I've played with adjusting float height in the past but have never noticed a difference
Maybe it's just me
But as long as the float isn't too high and flooding
Or way too low I can't honestly say I've noticed a difference?

Same. I've stopped fussing about with fuel levels and just set them so they don't overflow and flood similarly with the tickler.
 
Ok I'm quite happy to be shot down in flames here
But has anyone noticed any appreciable difference when adjusting float height on Amal concentrics?
I've played with adjusting float height in the past but have never noticed a difference
Maybe it's just me
But as long as the float isn't too high and flooding
Or way too low I can't honestly say I've noticed a difference?
"The Emporers New Clothes"

Like you, I have observed a very wide window of acceptability.
 
Ok I'm quite happy to be shot down in flames here
But has anyone noticed any appreciable difference when adjusting float height on Amal concentrics?
I've played with adjusting float height in the past but have never noticed a difference
Maybe it's just me
But as long as the float isn't too high and flooding
Or way too low I can't honestly say I've noticed a difference?
Amal says: "Although the Concentric carburetter will function across a wide range of fuel levels, an accurate fuel level is the foundation of the overall jetting of the carburetter and makes a significant contribution to the smoothness and performance of an engine"

Within reason, I agree with you.
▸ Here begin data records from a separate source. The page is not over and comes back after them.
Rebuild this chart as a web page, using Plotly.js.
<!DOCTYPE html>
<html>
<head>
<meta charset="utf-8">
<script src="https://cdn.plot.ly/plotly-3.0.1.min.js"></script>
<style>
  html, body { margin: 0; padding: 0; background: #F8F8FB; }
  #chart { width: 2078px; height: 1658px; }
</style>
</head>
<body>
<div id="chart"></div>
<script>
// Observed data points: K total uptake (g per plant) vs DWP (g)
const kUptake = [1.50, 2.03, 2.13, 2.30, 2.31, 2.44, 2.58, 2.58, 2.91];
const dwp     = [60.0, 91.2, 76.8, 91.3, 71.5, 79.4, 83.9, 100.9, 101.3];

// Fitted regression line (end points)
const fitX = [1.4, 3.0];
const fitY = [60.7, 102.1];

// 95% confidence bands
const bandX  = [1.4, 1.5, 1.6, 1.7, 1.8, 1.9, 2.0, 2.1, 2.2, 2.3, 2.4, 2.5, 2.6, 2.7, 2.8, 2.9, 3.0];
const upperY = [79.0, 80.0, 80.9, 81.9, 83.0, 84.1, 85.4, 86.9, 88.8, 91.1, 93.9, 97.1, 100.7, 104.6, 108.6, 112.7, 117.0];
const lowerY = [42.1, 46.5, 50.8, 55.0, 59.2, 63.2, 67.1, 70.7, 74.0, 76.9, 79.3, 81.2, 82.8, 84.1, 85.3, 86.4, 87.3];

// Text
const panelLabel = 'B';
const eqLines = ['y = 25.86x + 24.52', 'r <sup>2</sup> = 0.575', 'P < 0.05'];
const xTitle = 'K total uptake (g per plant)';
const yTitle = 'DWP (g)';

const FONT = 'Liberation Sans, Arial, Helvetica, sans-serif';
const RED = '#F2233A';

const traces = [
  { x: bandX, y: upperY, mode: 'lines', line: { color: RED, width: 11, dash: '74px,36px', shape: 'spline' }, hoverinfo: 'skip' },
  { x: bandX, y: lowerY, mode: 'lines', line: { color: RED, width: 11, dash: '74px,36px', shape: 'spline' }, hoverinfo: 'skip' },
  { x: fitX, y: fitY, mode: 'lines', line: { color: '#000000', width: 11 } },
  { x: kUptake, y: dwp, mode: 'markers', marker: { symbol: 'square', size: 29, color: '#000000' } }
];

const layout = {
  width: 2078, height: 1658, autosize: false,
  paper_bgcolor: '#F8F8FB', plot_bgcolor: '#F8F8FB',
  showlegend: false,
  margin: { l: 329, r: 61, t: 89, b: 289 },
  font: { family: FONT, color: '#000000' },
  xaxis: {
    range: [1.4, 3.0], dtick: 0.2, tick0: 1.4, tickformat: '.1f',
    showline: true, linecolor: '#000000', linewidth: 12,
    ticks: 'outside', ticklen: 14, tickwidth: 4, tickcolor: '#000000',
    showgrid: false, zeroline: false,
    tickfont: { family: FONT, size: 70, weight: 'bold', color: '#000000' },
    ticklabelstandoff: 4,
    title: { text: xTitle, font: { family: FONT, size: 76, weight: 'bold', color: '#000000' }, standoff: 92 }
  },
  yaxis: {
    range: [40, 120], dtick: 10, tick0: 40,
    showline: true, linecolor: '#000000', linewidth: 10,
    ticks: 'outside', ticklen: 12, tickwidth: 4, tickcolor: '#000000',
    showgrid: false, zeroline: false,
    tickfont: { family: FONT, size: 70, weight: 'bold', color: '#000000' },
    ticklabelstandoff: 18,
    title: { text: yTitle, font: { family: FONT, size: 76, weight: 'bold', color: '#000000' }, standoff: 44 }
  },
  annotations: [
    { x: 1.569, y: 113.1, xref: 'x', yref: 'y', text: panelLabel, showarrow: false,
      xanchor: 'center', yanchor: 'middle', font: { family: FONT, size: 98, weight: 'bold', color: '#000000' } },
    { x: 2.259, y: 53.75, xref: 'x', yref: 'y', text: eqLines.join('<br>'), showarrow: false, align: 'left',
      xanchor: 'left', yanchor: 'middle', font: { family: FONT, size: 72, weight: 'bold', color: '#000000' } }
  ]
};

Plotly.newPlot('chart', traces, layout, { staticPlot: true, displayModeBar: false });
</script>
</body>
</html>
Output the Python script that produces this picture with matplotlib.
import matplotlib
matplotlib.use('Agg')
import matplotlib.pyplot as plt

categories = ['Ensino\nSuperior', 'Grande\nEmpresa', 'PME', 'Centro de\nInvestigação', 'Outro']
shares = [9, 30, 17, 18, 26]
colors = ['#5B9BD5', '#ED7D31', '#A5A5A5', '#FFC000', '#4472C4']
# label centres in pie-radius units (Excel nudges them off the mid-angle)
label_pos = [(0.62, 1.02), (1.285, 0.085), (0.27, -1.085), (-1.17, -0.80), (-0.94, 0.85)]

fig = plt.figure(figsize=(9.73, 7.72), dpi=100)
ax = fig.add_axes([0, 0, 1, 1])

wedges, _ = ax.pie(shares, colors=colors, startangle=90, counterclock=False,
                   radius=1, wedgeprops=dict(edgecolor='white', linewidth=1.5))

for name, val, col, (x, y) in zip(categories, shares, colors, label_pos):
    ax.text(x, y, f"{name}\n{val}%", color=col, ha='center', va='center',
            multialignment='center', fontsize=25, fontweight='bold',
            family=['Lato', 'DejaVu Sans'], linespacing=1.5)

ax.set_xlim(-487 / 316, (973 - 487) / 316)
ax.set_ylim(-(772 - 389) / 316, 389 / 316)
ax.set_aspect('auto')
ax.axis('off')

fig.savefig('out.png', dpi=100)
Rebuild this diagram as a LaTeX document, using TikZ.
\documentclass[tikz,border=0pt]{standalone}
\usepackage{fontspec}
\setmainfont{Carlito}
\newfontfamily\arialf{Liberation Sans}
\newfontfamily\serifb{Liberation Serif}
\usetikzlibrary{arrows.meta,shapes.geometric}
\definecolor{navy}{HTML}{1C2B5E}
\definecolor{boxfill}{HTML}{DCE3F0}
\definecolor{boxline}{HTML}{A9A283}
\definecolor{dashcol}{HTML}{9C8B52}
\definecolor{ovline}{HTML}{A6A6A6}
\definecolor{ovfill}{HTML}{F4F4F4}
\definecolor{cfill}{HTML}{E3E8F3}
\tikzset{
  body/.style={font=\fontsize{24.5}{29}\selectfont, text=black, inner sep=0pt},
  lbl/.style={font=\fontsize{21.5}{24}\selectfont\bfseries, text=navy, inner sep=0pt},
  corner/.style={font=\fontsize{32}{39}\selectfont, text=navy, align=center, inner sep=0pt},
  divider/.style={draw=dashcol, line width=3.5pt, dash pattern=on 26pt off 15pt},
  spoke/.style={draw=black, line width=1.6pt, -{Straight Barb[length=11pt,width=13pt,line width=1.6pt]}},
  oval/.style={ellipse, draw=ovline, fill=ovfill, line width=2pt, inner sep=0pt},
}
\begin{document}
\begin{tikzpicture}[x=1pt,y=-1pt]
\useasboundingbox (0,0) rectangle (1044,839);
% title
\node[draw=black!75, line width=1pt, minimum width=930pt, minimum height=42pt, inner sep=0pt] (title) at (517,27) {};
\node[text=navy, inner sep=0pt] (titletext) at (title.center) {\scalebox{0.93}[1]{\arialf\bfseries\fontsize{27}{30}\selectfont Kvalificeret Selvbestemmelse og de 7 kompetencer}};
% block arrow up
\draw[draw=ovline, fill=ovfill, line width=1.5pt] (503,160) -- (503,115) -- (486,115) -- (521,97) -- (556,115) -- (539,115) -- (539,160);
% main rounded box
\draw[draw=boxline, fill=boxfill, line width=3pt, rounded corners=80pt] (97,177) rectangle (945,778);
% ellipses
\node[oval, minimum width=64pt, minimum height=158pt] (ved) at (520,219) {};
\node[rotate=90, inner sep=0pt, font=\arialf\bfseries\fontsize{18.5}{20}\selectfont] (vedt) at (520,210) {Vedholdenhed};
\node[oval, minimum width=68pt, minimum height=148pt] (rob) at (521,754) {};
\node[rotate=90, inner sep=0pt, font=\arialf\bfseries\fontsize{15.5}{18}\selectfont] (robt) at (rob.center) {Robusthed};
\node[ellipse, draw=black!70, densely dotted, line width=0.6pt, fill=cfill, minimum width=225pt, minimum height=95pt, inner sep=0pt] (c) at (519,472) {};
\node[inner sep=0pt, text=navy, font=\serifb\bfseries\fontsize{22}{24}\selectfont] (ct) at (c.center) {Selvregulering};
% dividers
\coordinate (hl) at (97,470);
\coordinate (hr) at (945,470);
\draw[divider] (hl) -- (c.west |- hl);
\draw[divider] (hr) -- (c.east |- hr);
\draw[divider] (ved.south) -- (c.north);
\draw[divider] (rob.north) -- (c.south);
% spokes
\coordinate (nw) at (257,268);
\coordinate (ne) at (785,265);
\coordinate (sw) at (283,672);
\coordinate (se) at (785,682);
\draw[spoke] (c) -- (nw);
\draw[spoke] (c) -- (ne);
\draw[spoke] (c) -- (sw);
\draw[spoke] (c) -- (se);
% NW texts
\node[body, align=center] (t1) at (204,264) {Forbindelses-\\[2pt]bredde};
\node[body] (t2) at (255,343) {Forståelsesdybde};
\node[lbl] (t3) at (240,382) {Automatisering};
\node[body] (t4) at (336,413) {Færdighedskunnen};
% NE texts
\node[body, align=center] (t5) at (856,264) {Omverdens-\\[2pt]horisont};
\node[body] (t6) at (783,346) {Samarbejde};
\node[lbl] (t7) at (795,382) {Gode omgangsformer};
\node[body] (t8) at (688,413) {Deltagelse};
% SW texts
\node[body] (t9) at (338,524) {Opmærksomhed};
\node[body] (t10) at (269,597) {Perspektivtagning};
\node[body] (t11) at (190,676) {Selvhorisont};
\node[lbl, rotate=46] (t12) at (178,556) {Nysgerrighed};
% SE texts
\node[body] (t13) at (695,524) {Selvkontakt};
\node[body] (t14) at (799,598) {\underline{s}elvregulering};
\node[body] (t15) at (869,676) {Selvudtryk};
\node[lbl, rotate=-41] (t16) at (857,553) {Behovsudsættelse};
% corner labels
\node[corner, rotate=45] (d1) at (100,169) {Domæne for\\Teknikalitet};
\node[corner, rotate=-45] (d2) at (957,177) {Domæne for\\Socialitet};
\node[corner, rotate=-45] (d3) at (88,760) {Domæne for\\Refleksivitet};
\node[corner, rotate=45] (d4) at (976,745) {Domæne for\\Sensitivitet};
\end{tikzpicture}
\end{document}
For one thing, the fuel level is specified the same for all MK1 concentric carbs no matter the mounting angle. Since Norton carbs tilt, the level at the rear of the carb is lower than specified. So, having the overall level low means the rear is quite low and at idle, the pilot circuit fuel suction at the rear of the carb is important. At 1/4 throttle and beyond, it probably makes no "seat of the pants" difference whatever.

IMHO:
1) With dual carbs, the fuel level being the same is more important than the actual level.
2) With single or dual carbs, the fuel level should be as high as possible without the possibility of flooding.